- _SOURCE EXCERPT_
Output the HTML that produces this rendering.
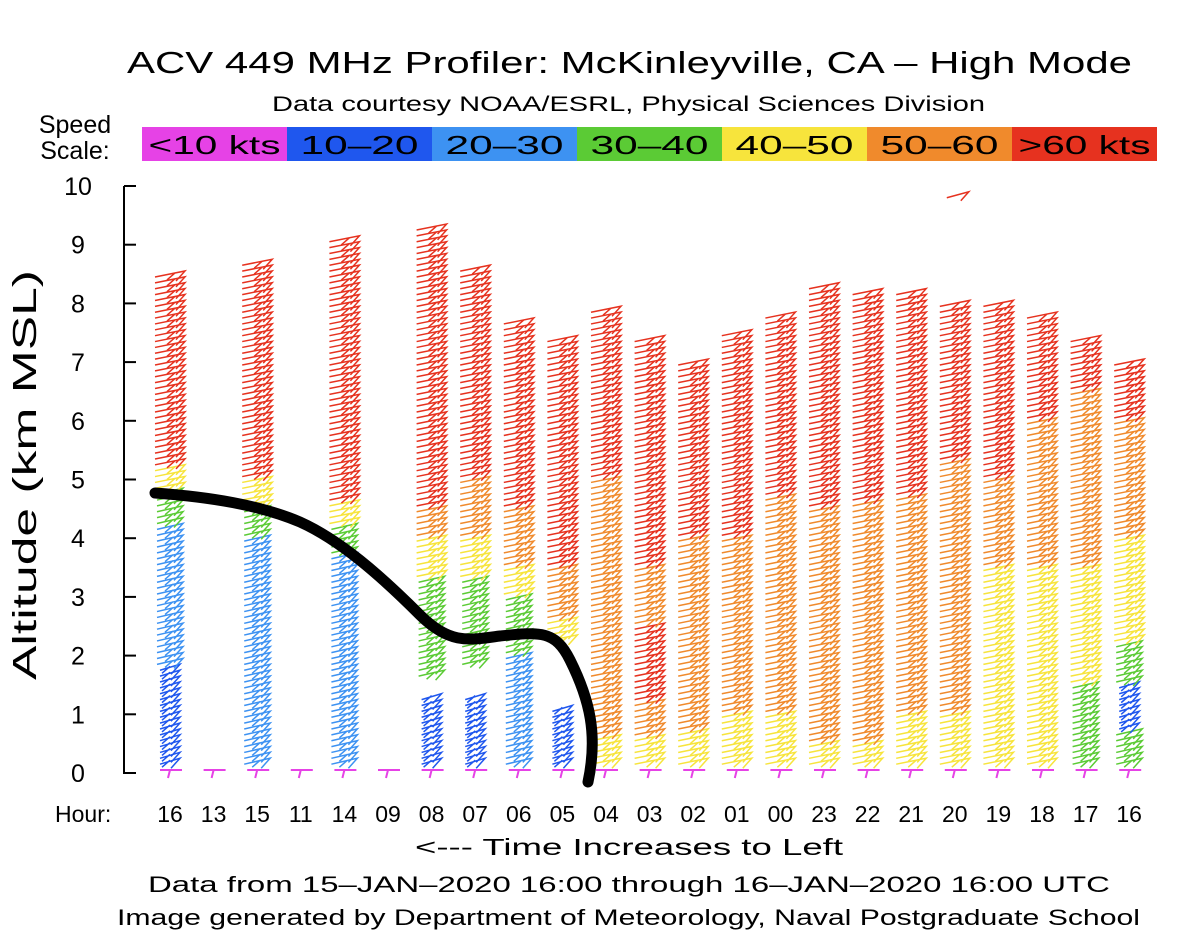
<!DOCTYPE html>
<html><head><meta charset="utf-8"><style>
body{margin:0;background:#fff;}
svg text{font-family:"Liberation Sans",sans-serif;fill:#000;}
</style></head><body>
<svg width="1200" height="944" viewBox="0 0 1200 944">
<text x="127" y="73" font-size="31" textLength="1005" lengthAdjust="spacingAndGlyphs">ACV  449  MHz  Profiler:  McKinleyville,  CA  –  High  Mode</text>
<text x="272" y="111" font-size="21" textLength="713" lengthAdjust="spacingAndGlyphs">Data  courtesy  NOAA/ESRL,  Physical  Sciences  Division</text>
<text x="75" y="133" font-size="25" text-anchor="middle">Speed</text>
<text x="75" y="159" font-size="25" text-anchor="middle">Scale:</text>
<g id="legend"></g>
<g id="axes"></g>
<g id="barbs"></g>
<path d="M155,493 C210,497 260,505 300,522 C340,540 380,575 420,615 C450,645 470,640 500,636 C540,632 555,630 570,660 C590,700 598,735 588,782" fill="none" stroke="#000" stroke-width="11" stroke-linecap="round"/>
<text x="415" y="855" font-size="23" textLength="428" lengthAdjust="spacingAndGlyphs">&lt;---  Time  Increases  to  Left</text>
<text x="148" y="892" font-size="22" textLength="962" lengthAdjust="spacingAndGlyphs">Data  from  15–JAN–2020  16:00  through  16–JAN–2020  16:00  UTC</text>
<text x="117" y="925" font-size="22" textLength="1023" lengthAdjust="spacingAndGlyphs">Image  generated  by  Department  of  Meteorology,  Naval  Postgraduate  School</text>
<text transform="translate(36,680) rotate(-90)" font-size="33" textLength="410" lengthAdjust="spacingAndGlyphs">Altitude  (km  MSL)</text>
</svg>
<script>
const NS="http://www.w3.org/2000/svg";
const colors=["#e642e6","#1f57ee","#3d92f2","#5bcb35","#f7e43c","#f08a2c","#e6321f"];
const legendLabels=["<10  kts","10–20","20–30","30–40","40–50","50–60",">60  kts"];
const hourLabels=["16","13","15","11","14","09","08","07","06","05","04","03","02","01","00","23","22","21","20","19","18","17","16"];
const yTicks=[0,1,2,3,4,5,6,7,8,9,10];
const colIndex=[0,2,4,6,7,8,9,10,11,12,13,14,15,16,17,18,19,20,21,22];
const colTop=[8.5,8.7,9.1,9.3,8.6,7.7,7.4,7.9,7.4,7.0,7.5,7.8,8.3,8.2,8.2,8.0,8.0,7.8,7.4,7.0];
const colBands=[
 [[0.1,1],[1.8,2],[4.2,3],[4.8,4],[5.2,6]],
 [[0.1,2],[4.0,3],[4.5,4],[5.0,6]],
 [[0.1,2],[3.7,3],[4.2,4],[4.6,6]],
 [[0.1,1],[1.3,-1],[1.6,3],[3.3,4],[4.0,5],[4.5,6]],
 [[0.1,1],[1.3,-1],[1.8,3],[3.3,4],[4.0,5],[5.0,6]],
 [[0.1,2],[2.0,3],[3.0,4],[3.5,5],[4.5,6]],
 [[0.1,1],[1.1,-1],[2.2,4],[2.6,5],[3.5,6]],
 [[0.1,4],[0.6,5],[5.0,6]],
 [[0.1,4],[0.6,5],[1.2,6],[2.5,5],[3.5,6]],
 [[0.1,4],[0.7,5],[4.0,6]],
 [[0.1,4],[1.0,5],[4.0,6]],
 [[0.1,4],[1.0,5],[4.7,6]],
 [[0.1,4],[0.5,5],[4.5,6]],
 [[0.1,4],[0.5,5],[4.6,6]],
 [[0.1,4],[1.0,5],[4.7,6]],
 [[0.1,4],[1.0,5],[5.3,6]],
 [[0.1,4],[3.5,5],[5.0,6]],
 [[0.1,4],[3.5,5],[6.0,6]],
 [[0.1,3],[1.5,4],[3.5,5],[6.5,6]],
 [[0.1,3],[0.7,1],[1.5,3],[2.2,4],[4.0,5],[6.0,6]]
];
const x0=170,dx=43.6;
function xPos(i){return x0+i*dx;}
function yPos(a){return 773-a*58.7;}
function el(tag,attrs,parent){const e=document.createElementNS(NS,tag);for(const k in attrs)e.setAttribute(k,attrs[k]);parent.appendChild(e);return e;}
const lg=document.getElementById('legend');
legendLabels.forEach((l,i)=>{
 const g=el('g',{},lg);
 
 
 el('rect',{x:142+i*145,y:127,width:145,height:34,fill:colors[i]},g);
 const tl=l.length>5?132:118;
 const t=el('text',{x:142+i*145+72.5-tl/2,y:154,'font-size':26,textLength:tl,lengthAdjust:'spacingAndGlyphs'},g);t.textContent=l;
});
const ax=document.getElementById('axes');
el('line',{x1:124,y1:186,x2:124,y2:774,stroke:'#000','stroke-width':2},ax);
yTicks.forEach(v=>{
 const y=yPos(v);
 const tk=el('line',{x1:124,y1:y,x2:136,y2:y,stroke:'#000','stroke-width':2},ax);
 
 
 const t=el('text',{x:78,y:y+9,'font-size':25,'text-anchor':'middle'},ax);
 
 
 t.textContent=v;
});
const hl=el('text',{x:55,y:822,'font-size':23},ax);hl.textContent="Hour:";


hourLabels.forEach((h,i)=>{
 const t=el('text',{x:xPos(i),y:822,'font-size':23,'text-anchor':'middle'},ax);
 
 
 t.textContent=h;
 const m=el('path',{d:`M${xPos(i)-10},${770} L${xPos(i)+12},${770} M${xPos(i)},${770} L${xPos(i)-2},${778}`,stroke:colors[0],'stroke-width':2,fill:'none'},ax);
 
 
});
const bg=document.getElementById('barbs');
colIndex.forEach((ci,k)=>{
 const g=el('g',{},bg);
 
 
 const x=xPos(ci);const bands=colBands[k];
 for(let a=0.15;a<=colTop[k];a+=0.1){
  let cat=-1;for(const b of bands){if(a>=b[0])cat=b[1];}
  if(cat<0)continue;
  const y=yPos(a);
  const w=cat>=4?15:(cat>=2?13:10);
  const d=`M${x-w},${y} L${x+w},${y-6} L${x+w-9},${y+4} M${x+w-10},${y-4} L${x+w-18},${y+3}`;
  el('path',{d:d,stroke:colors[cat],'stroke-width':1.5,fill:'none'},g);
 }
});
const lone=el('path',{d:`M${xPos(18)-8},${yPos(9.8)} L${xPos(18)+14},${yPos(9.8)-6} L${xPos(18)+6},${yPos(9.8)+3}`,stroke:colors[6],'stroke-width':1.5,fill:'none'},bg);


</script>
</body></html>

- _SHORT PROBLEM_
Strip out the pictures and quote the remaining data word for word.

- _ANSWER IN FULL_
Output the HTML that produces this rendering.
<!DOCTYPE html>
<html><head><meta charset="utf-8"><style>
body{margin:0;background:#fff;}
svg text{font-family:"Liberation Sans",sans-serif;fill:#000;}
</style></head><body>
<svg width="1200" height="944" viewBox="0 0 1200 944">
<text x="127" y="73" font-size="31" textLength="1005" lengthAdjust="spacingAndGlyphs">ACV  449  MHz  Profiler:  McKinleyville,  CA  –  High  Mode</text>
<text x="272" y="111" font-size="21" textLength="713" lengthAdjust="spacingAndGlyphs">Data  courtesy  NOAA/ESRL,  Physical  Sciences  Division</text>
<text x="75" y="133" font-size="25" text-anchor="middle">Speed</text>
<text x="75" y="159" font-size="25" text-anchor="middle">Scale:</text>
<g id="legend"></g>
<g id="axes"></g>
<g id="barbs"></g>
<path d="M155,493 C210,497 260,505 300,522 C340,540 380,575 420,615 C450,645 470,640 500,636 C540,632 555,630 570,660 C590,700 598,735 588,782" fill="none" stroke="#000" stroke-width="11" stroke-linecap="round"/>
<text x="415" y="855" font-size="23" textLength="428" lengthAdjust="spacingAndGlyphs">&lt;---  Time  Increases  to  Left</text>
<text x="148" y="892" font-size="22" textLength="962" lengthAdjust="spacingAndGlyphs">Data  from  15–JAN–2020  16:00  through  16–JAN–2020  16:00  UTC</text>
<text x="117" y="925" font-size="22" textLength="1023" lengthAdjust="spacingAndGlyphs">Image  generated  by  Department  of  Meteorology,  Naval  Postgraduate  School</text>
<text transform="translate(36,680) rotate(-90)" font-size="33" textLength="410" lengthAdjust="spacingAndGlyphs">Altitude  (km  MSL)</text>
</svg>
<script>
const NS="http://www.w3.org/2000/svg";
const colors=["#e642e6","#1f57ee","#3d92f2","#5bcb35","#f7e43c","#f08a2c","#e6321f"];
const legendLabels=["<10  kts","10–20","20–30","30–40","40–50","50–60",">60  kts"];
const hourLabels=["16","13","15","11","14","09","08","07","06","05","04","03","02","01","00","23","22","21","20","19","18","17","16"];
const yTicks=[0,1,2,3,4,5,6,7,8,9,10];
const colIndex=[0,2,4,6,7,8,9,10,11,12,13,14,15,16,17,18,19,20,21,22];
const colTop=[8.5,8.7,9.1,9.3,8.6,7.7,7.4,7.9,7.4,7.0,7.5,7.8,8.3,8.2,8.2,8.0,8.0,7.8,7.4,7.0];
const colBands=[
 [[0.1,1],[1.8,2],[4.2,3],[4.8,4],[5.2,6]],
 [[0.1,2],[4.0,3],[4.5,4],[5.0,6]],
 [[0.1,2],[3.7,3],[4.2,4],[4.6,6]],
 [[0.1,1],[1.3,-1],[1.6,3],[3.3,4],[4.0,5],[4.5,6]],
 [[0.1,1],[1.3,-1],[1.8,3],[3.3,4],[4.0,5],[5.0,6]],
 [[0.1,2],[2.0,3],[3.0,4],[3.5,5],[4.5,6]],
 [[0.1,1],[1.1,-1],[2.2,4],[2.6,5],[3.5,6]],
 [[0.1,4],[0.6,5],[5.0,6]],
 [[0.1,4],[0.6,5],[1.2,6],[2.5,5],[3.5,6]],
 [[0.1,4],[0.7,5],[4.0,6]],
 [[0.1,4],[1.0,5],[4.0,6]],
 [[0.1,4],[1.0,5],[4.7,6]],
 [[0.1,4],[0.5,5],[4.5,6]],
 [[0.1,4],[0.5,5],[4.6,6]],
 [[0.1,4],[1.0,5],[4.7,6]],
 [[0.1,4],[1.0,5],[5.3,6]],
 [[0.1,4],[3.5,5],[5.0,6]],
 [[0.1,4],[3.5,5],[6.0,6]],
 [[0.1,3],[1.5,4],[3.5,5],[6.5,6]],
 [[0.1,3],[0.7,1],[1.5,3],[2.2,4],[4.0,5],[6.0,6]]
];
const x0=170,dx=43.6;
function xPos(i){return x0+i*dx;}
function yPos(a){return 773-a*58.7;}
function el(tag,attrs,parent){const e=document.createElementNS(NS,tag);for(const k in attrs)e.setAttribute(k,attrs[k]);parent.appendChild(e);return e;}
const lg=document.getElementById('legend');
legendLabels.forEach((l,i)=>{
 const g=el('g',{},lg);
 
 
 el('rect',{x:142+i*145,y:127,width:145,height:34,fill:colors[i]},g);
 const tl=l.length>5?132:118;
 const t=el('text',{x:142+i*145+72.5-tl/2,y:154,'font-size':26,textLength:tl,lengthAdjust:'spacingAndGlyphs'},g);t.textContent=l;
});
const ax=document.getElementById('axes');
el('line',{x1:124,y1:186,x2:124,y2:774,stroke:'#000','stroke-width':2},ax);
yTicks.forEach(v=>{
 const y=yPos(v);
 const tk=el('line',{x1:124,y1:y,x2:136,y2:y,stroke:'#000','stroke-width':2},ax);
 
 
 const t=el('text',{x:78,y:y+9,'font-size':25,'text-anchor':'middle'},ax);
 
 
 t.textContent=v;
});
const hl=el('text',{x:55,y:822,'font-size':23},ax);hl.textContent="Hour:";


hourLabels.forEach((h,i)=>{
 const t=el('text',{x:xPos(i),y:822,'font-size':23,'text-anchor':'middle'},ax);
 
 
 t.textContent=h;
 const m=el('path',{d:`M${xPos(i)-10},${770} L${xPos(i)+12},${770} M${xPos(i)},${770} L${xPos(i)-2},${778}`,stroke:colors[0],'stroke-width':2,fill:'none'},ax);
 
 
});
const bg=document.getElementById('barbs');
colIndex.forEach((ci,k)=>{
 const g=el('g',{},bg);
 
 
 const x=xPos(ci);const bands=colBands[k];
 for(let a=0.15;a<=colTop[k];a+=0.1){
  let cat=-1;for(const b of bands){if(a>=b[0])cat=b[1];}
  if(cat<0)continue;
  const y=yPos(a);
  const w=cat>=4?15:(cat>=2?13:10);
  const d=`M${x-w},${y} L${x+w},${y-6} L${x+w-9},${y+4} M${x+w-10},${y-4} L${x+w-18},${y+3}`;
  el('path',{d:d,stroke:colors[cat],'stroke-width':1.5,fill:'none'},g);
 }
});
const lone=el('path',{d:`M${xPos(18)-8},${yPos(9.8)} L${xPos(18)+14},${yPos(9.8)-6} L${xPos(18)+6},${yPos(9.8)+3}`,stroke:colors[6],'stroke-width':1.5,fill:'none'},bg);


</script>
</body></html>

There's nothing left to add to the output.